[START MATERIAL FOR THE TASK]
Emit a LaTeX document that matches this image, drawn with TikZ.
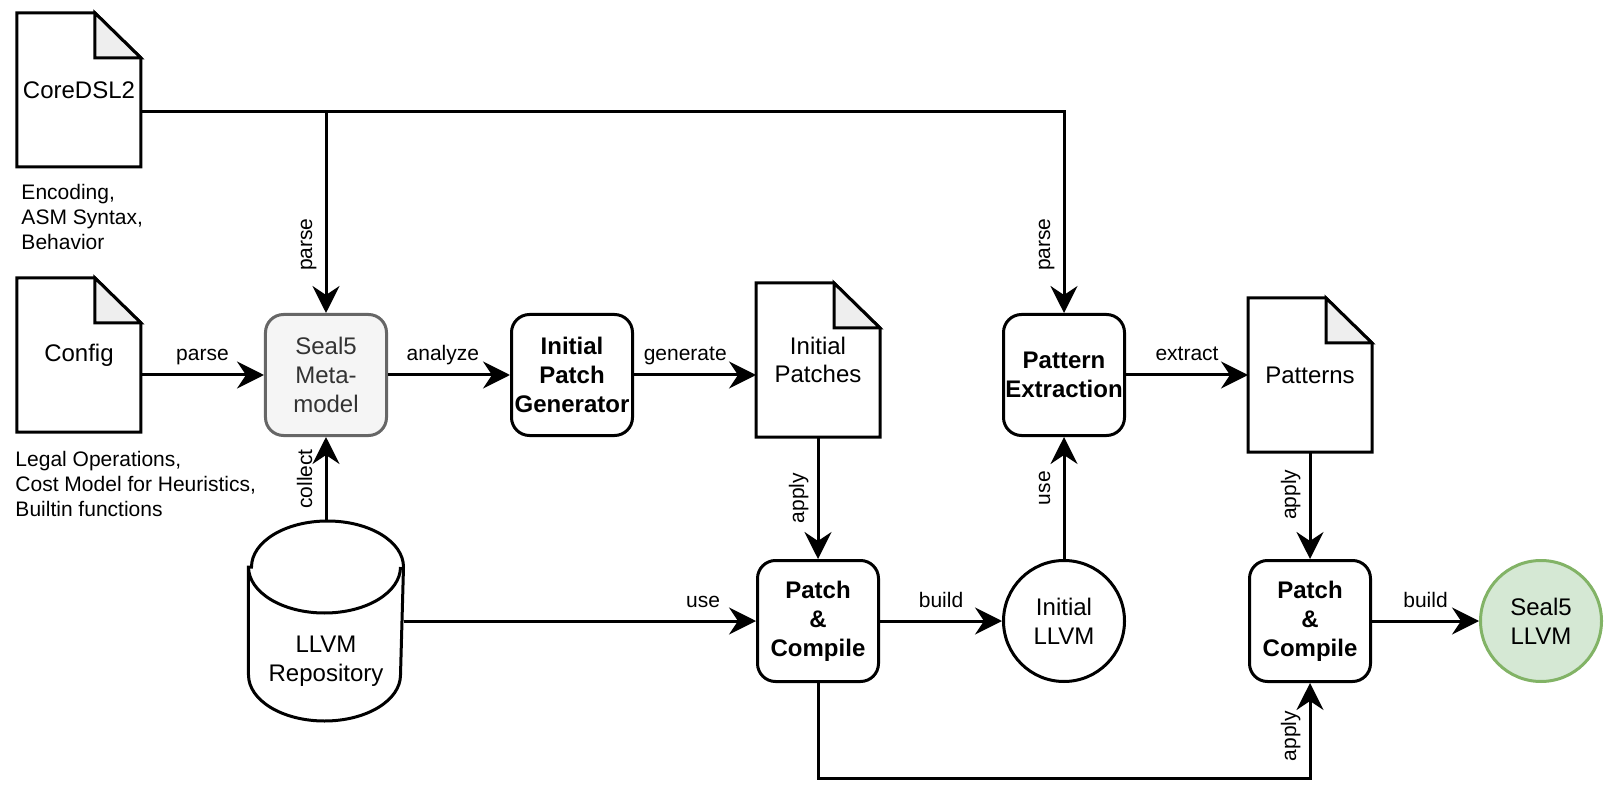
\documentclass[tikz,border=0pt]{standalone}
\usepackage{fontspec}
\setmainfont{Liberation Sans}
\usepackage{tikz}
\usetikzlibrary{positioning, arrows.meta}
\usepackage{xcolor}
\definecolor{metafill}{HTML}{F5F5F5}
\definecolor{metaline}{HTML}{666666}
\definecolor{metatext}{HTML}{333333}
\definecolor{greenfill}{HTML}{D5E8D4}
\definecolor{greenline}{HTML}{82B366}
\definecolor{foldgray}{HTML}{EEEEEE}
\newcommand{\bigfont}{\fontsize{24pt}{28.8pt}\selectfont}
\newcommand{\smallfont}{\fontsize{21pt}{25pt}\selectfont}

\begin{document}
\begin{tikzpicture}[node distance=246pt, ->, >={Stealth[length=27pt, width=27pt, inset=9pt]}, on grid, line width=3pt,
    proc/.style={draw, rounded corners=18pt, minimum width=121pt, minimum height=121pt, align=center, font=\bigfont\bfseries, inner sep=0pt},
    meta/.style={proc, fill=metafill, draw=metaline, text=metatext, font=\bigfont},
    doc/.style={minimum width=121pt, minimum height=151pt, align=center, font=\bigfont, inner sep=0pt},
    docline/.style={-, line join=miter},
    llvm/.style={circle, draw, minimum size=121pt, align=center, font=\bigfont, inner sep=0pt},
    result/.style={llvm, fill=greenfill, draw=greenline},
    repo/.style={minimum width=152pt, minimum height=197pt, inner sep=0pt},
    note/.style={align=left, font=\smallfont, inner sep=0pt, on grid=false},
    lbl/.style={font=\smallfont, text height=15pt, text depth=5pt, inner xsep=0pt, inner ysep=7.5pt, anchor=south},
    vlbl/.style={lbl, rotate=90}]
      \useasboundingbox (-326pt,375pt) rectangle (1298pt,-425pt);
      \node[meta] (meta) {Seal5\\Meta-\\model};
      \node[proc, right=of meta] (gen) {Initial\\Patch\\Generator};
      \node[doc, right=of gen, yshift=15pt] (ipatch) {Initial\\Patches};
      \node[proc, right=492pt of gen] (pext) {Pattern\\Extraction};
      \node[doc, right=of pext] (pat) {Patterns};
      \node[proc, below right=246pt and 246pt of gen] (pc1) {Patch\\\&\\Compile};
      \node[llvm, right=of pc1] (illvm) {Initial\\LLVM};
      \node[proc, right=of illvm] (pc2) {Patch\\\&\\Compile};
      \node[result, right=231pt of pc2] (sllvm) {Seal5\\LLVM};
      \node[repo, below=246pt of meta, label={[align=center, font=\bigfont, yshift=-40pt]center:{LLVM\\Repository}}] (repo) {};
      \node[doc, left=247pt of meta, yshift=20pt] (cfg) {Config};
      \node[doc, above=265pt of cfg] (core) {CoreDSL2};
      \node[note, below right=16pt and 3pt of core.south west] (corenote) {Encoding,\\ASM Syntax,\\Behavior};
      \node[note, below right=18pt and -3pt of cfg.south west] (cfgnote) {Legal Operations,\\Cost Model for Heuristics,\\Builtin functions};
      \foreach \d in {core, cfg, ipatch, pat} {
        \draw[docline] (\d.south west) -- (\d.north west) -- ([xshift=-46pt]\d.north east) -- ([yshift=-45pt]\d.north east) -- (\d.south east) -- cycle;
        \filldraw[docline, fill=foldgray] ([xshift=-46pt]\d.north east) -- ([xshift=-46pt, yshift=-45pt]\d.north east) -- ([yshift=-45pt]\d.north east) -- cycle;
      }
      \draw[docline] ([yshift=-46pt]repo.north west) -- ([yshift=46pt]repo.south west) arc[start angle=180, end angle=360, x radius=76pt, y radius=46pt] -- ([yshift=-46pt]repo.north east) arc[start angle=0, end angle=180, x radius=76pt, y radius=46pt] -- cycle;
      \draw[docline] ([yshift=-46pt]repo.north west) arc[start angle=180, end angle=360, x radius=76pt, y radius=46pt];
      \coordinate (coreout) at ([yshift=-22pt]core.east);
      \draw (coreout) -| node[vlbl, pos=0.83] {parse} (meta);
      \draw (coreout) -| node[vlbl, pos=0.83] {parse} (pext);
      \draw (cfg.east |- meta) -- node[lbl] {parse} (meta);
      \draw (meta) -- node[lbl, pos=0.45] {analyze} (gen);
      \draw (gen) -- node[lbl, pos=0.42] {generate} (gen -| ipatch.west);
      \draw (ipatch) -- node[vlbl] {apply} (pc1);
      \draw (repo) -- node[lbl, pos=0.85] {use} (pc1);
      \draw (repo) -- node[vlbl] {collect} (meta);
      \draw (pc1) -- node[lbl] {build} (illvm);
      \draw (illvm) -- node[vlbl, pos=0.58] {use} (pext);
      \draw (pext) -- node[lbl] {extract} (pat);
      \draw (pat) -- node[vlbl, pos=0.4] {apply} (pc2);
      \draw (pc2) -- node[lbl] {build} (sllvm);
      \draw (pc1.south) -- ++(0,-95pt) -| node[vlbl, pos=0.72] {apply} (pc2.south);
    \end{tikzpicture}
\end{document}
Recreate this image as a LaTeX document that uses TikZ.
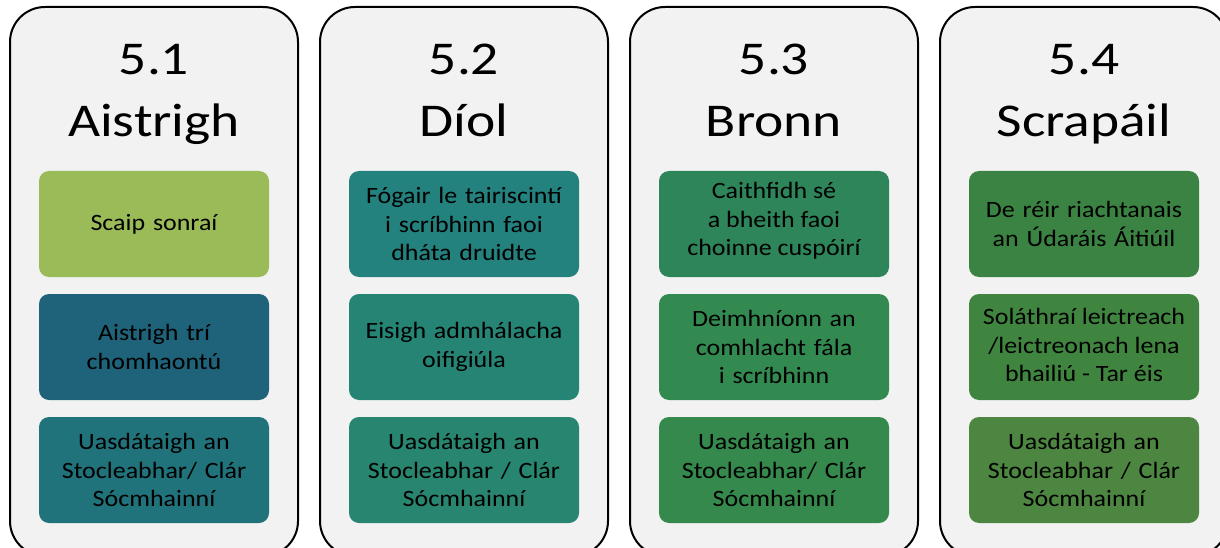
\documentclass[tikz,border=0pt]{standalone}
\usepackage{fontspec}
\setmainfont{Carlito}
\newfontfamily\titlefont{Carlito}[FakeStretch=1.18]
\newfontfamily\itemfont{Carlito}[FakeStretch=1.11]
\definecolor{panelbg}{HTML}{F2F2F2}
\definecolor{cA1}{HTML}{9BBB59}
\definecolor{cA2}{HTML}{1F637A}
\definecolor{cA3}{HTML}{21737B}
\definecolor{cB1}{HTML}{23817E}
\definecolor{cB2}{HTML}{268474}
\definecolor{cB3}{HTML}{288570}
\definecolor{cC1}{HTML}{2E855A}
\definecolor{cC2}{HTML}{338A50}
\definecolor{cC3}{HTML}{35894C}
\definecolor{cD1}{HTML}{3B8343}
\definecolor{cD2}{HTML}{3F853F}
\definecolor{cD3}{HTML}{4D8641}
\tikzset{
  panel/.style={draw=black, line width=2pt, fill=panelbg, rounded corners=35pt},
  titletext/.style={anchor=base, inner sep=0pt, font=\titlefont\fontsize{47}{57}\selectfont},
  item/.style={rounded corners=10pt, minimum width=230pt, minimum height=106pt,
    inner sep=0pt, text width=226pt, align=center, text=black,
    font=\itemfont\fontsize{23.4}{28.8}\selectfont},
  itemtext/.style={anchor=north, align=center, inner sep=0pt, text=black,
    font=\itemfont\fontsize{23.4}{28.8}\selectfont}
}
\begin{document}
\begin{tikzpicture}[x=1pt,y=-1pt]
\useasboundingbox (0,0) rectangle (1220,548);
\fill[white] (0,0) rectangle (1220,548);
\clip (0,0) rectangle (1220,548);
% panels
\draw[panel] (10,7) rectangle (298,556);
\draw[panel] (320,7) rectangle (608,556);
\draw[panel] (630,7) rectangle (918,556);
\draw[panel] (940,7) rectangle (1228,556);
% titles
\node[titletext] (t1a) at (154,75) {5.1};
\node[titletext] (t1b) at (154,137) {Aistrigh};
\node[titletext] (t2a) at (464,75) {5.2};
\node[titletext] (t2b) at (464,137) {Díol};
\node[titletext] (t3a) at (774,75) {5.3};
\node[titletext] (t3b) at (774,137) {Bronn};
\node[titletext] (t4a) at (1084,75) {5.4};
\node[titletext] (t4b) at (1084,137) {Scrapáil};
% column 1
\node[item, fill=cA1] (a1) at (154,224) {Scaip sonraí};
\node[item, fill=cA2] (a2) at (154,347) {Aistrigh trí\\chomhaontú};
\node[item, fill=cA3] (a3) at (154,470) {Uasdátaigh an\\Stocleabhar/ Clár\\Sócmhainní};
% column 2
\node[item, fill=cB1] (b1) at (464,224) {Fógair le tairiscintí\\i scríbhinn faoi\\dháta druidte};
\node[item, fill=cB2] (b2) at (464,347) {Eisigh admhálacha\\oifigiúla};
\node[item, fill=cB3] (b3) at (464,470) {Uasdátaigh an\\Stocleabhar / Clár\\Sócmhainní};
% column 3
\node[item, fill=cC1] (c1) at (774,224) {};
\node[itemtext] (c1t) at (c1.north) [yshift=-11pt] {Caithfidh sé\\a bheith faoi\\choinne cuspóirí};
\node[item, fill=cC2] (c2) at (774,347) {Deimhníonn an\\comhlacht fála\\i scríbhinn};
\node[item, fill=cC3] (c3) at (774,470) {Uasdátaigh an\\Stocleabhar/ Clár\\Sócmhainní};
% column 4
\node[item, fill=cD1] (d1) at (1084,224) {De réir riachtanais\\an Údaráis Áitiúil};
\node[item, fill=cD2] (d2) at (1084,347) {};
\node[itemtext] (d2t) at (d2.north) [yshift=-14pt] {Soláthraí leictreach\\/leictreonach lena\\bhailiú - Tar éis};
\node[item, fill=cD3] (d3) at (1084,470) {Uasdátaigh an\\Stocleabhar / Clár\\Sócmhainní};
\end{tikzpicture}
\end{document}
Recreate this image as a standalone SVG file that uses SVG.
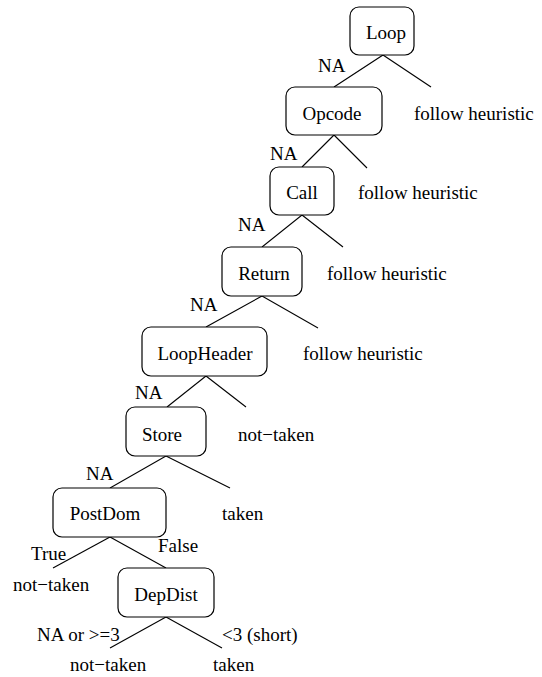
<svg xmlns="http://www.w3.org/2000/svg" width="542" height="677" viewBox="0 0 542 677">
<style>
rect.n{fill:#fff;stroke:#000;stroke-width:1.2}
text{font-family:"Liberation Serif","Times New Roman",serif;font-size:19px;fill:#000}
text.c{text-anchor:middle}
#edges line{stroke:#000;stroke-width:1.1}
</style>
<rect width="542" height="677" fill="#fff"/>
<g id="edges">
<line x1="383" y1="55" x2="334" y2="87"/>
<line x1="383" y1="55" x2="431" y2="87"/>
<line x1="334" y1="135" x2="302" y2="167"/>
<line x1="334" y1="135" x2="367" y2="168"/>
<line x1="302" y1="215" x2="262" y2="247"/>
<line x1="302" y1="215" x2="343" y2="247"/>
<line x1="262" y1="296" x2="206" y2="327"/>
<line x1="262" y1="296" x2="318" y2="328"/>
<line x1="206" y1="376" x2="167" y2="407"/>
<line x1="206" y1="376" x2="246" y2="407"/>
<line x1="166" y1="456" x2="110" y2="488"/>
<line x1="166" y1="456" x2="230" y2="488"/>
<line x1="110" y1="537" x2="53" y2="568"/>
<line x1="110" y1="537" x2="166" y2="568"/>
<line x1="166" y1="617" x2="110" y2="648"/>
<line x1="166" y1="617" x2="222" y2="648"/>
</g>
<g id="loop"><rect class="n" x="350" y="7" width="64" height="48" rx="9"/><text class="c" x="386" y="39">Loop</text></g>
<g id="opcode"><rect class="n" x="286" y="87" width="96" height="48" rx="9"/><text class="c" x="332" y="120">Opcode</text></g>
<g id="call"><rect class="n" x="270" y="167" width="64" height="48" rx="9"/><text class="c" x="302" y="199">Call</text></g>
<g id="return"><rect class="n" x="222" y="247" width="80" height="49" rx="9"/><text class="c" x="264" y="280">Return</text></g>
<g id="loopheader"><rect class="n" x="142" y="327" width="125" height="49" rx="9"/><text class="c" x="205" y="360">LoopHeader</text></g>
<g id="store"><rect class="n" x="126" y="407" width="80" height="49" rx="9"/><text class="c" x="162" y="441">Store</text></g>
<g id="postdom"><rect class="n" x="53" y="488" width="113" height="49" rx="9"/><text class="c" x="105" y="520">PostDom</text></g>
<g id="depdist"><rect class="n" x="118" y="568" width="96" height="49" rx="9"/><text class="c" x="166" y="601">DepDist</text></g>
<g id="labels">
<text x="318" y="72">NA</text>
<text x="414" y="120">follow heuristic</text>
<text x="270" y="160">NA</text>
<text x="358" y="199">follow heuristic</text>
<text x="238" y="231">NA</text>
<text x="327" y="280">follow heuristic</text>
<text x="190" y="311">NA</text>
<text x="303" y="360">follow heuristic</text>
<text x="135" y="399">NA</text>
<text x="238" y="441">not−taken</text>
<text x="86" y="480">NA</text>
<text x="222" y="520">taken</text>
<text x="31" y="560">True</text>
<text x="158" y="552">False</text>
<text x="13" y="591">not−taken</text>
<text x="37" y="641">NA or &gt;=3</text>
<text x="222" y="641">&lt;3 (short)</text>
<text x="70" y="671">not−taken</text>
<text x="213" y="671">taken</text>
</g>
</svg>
[END MATERIAL FOR THE TASK]
**TASK TO COMPLETE**
Copy out every line from the data above that has "Recreate" in it.

**RESULT OF THE EXERCISE**
Recreate this image as a LaTeX document that uses TikZ.
Recreate this image as a standalone SVG file that uses SVG.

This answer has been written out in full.